— Start of DATA EXCERPT —
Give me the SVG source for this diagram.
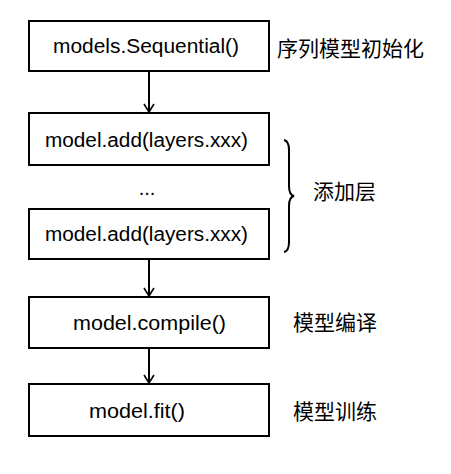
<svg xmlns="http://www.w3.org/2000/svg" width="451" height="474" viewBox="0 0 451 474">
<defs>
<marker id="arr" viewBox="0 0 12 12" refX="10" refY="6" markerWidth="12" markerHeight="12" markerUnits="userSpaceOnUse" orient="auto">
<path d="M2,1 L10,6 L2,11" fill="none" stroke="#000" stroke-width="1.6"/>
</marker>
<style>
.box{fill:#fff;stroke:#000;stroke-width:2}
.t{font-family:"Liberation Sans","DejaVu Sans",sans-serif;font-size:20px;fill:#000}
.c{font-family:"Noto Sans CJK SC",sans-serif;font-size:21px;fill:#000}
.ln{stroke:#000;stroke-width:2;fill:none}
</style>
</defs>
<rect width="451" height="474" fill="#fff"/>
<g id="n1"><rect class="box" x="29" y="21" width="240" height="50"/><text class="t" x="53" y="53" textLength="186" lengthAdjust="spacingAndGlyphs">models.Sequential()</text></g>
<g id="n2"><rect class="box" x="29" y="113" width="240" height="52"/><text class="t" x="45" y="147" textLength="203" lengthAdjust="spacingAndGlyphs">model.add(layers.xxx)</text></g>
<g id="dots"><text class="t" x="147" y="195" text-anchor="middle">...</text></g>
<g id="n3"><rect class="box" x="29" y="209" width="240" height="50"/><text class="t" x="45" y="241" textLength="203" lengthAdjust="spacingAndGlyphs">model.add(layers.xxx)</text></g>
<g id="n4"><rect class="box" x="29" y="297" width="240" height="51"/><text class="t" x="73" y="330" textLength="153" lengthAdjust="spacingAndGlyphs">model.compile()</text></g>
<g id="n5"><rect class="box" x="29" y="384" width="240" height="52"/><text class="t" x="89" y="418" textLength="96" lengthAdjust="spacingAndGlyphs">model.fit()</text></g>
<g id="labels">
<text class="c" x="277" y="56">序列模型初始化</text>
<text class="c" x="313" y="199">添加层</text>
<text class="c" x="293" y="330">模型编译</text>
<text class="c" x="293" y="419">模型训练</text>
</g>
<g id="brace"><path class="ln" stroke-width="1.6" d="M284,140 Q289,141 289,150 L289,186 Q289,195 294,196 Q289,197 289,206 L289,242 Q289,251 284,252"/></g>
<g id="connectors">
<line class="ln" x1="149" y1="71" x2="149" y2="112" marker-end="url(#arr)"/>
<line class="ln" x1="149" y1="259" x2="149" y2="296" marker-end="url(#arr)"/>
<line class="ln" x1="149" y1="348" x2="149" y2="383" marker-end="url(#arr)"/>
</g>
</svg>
— End of DATA EXCERPT —
- _JOB_: Omit the pictures, and quote the material above exactly as given.

- _RESPONSE FOR THIS EXERCISE_:
Give me the SVG source for this diagram.
<svg xmlns="http://www.w3.org/2000/svg" width="451" height="474" viewBox="0 0 451 474">
<defs>
<marker id="arr" viewBox="0 0 12 12" refX="10" refY="6" markerWidth="12" markerHeight="12" markerUnits="userSpaceOnUse" orient="auto">
<path d="M2,1 L10,6 L2,11" fill="none" stroke="#000" stroke-width="1.6"/>
</marker>
<style>
.box{fill:#fff;stroke:#000;stroke-width:2}
.t{font-family:"Liberation Sans","DejaVu Sans",sans-serif;font-size:20px;fill:#000}
.c{font-family:"Noto Sans CJK SC",sans-serif;font-size:21px;fill:#000}
.ln{stroke:#000;stroke-width:2;fill:none}
</style>
</defs>
<rect width="451" height="474" fill="#fff"/>
<g id="n1"><rect class="box" x="29" y="21" width="240" height="50"/><text class="t" x="53" y="53" textLength="186" lengthAdjust="spacingAndGlyphs">models.Sequential()</text></g>
<g id="n2"><rect class="box" x="29" y="113" width="240" height="52"/><text class="t" x="45" y="147" textLength="203" lengthAdjust="spacingAndGlyphs">model.add(layers.xxx)</text></g>
<g id="dots"><text class="t" x="147" y="195" text-anchor="middle">...</text></g>
<g id="n3"><rect class="box" x="29" y="209" width="240" height="50"/><text class="t" x="45" y="241" textLength="203" lengthAdjust="spacingAndGlyphs">model.add(layers.xxx)</text></g>
<g id="n4"><rect class="box" x="29" y="297" width="240" height="51"/><text class="t" x="73" y="330" textLength="153" lengthAdjust="spacingAndGlyphs">model.compile()</text></g>
<g id="n5"><rect class="box" x="29" y="384" width="240" height="52"/><text class="t" x="89" y="418" textLength="96" lengthAdjust="spacingAndGlyphs">model.fit()</text></g>
<g id="labels">
<text class="c" x="277" y="56">序列模型初始化</text>
<text class="c" x="313" y="199">添加层</text>
<text class="c" x="293" y="330">模型编译</text>
<text class="c" x="293" y="419">模型训练</text>
</g>
<g id="brace"><path class="ln" stroke-width="1.6" d="M284,140 Q289,141 289,150 L289,186 Q289,195 294,196 Q289,197 289,206 L289,242 Q289,251 284,252"/></g>
<g id="connectors">
<line class="ln" x1="149" y1="71" x2="149" y2="112" marker-end="url(#arr)"/>
<line class="ln" x1="149" y1="259" x2="149" y2="296" marker-end="url(#arr)"/>
<line class="ln" x1="149" y1="348" x2="149" y2="383" marker-end="url(#arr)"/>
</g>
</svg>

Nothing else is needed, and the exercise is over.